THE REQUEST
Look through the listing below and report how many lines contain "that", as a bare number.

>> BEGIN RECORDS FOR THIS EXERCISE

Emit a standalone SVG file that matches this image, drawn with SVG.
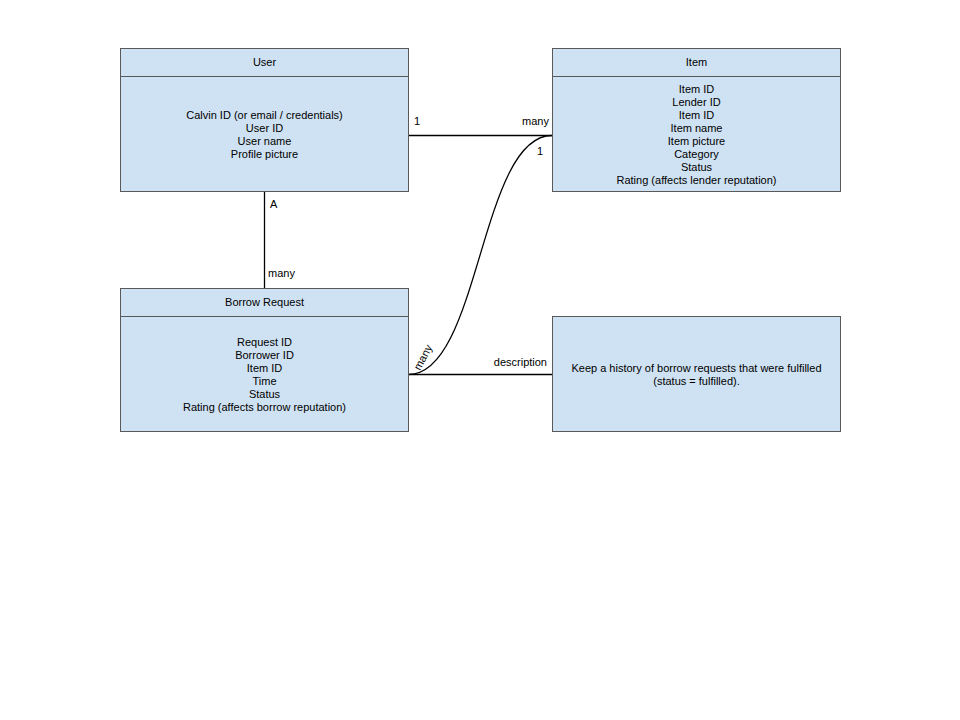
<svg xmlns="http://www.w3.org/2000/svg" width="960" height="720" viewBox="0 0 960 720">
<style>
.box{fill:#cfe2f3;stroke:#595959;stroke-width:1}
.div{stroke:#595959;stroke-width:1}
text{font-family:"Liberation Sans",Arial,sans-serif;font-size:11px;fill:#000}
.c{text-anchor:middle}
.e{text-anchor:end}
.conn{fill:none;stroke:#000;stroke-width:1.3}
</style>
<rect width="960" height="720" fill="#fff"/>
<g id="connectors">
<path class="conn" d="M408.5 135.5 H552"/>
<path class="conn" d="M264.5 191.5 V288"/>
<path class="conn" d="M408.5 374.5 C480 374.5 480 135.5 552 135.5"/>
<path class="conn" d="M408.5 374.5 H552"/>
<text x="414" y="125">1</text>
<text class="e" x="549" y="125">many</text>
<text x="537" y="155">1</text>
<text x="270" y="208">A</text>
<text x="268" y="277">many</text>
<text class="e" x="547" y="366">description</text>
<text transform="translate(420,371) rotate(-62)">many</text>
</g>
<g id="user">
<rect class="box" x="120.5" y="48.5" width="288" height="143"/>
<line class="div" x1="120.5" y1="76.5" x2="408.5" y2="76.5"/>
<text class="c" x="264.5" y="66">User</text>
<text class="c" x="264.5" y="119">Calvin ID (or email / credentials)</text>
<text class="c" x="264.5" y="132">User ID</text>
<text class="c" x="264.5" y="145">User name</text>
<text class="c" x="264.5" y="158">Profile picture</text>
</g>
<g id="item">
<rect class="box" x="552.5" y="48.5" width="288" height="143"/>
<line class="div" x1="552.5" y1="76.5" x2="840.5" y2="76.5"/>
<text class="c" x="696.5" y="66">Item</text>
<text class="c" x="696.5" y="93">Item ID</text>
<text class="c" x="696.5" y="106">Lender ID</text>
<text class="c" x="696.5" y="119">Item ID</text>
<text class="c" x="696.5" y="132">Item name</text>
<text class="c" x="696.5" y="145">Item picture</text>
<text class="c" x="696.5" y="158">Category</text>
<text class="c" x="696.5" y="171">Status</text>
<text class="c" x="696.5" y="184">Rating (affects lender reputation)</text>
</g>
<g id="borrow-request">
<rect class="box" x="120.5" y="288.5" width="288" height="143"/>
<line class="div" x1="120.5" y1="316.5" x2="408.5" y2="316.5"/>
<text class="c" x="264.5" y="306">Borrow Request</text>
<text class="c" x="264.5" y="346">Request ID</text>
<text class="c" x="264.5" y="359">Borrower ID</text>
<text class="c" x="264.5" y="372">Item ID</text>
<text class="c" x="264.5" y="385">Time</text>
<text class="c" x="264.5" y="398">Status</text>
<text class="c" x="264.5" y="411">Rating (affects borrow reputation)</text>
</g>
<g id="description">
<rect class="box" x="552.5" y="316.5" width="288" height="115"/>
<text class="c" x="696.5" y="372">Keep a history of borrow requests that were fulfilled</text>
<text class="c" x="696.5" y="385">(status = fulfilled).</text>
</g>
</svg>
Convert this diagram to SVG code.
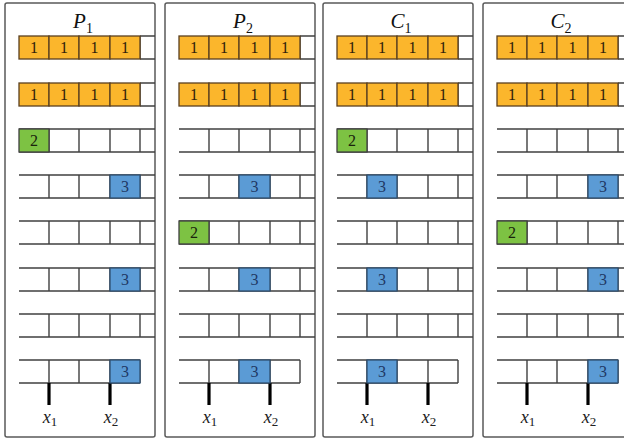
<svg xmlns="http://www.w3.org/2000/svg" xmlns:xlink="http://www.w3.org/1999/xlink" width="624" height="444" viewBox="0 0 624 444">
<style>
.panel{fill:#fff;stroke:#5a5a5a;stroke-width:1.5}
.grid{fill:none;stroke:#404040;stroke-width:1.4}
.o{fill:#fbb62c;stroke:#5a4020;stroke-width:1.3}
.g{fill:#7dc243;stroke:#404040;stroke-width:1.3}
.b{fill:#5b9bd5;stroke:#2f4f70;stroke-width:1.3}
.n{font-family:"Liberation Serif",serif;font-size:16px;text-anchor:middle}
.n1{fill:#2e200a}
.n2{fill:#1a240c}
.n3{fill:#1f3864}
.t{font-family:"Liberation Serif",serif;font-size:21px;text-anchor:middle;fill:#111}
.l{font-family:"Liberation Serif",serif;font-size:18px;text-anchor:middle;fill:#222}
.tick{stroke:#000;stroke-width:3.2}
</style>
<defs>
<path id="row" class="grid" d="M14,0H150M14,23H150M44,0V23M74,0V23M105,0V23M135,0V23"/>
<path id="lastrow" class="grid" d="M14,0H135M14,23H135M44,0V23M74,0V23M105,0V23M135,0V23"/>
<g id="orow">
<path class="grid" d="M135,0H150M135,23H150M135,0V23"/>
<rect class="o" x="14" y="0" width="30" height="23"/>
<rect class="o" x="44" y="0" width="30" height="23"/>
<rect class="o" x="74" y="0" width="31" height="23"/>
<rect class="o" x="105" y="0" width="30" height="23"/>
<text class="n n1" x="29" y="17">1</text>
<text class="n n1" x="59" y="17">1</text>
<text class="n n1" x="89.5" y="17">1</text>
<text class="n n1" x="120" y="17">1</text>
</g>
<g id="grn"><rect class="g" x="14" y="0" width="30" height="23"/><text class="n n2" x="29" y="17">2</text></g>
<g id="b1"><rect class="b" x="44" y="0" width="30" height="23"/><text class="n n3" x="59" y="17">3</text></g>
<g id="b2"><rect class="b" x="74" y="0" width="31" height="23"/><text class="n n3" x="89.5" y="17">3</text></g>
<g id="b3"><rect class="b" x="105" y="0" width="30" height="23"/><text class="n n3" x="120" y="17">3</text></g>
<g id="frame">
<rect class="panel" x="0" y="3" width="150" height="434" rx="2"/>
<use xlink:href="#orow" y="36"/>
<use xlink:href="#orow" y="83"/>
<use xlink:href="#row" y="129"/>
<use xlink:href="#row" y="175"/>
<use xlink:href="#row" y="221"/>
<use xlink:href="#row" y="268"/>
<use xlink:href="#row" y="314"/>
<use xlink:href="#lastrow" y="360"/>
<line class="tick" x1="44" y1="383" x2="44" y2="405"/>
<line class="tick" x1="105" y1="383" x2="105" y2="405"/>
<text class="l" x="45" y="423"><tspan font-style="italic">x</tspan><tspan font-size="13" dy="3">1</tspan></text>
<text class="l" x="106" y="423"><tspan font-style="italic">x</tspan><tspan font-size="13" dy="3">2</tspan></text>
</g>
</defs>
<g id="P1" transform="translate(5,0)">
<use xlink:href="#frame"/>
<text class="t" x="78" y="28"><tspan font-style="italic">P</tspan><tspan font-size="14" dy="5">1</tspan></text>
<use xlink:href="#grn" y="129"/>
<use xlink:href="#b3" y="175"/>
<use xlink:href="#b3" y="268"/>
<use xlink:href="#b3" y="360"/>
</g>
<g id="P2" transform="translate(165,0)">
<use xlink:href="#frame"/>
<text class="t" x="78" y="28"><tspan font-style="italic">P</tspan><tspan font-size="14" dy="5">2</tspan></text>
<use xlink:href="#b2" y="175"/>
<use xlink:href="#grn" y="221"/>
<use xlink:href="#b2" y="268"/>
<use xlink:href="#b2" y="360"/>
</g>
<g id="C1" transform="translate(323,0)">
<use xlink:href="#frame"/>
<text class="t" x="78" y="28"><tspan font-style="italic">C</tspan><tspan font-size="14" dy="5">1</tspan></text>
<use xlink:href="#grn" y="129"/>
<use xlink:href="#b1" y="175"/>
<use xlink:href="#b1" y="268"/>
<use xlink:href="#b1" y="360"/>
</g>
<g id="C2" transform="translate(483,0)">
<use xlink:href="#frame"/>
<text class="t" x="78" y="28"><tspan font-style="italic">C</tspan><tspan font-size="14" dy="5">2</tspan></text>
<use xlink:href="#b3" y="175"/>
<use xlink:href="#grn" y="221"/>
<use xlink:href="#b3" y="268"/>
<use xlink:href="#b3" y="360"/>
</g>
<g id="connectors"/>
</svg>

>> END RECORDS FOR THIS EXERCISE

CORRECT RESULT
2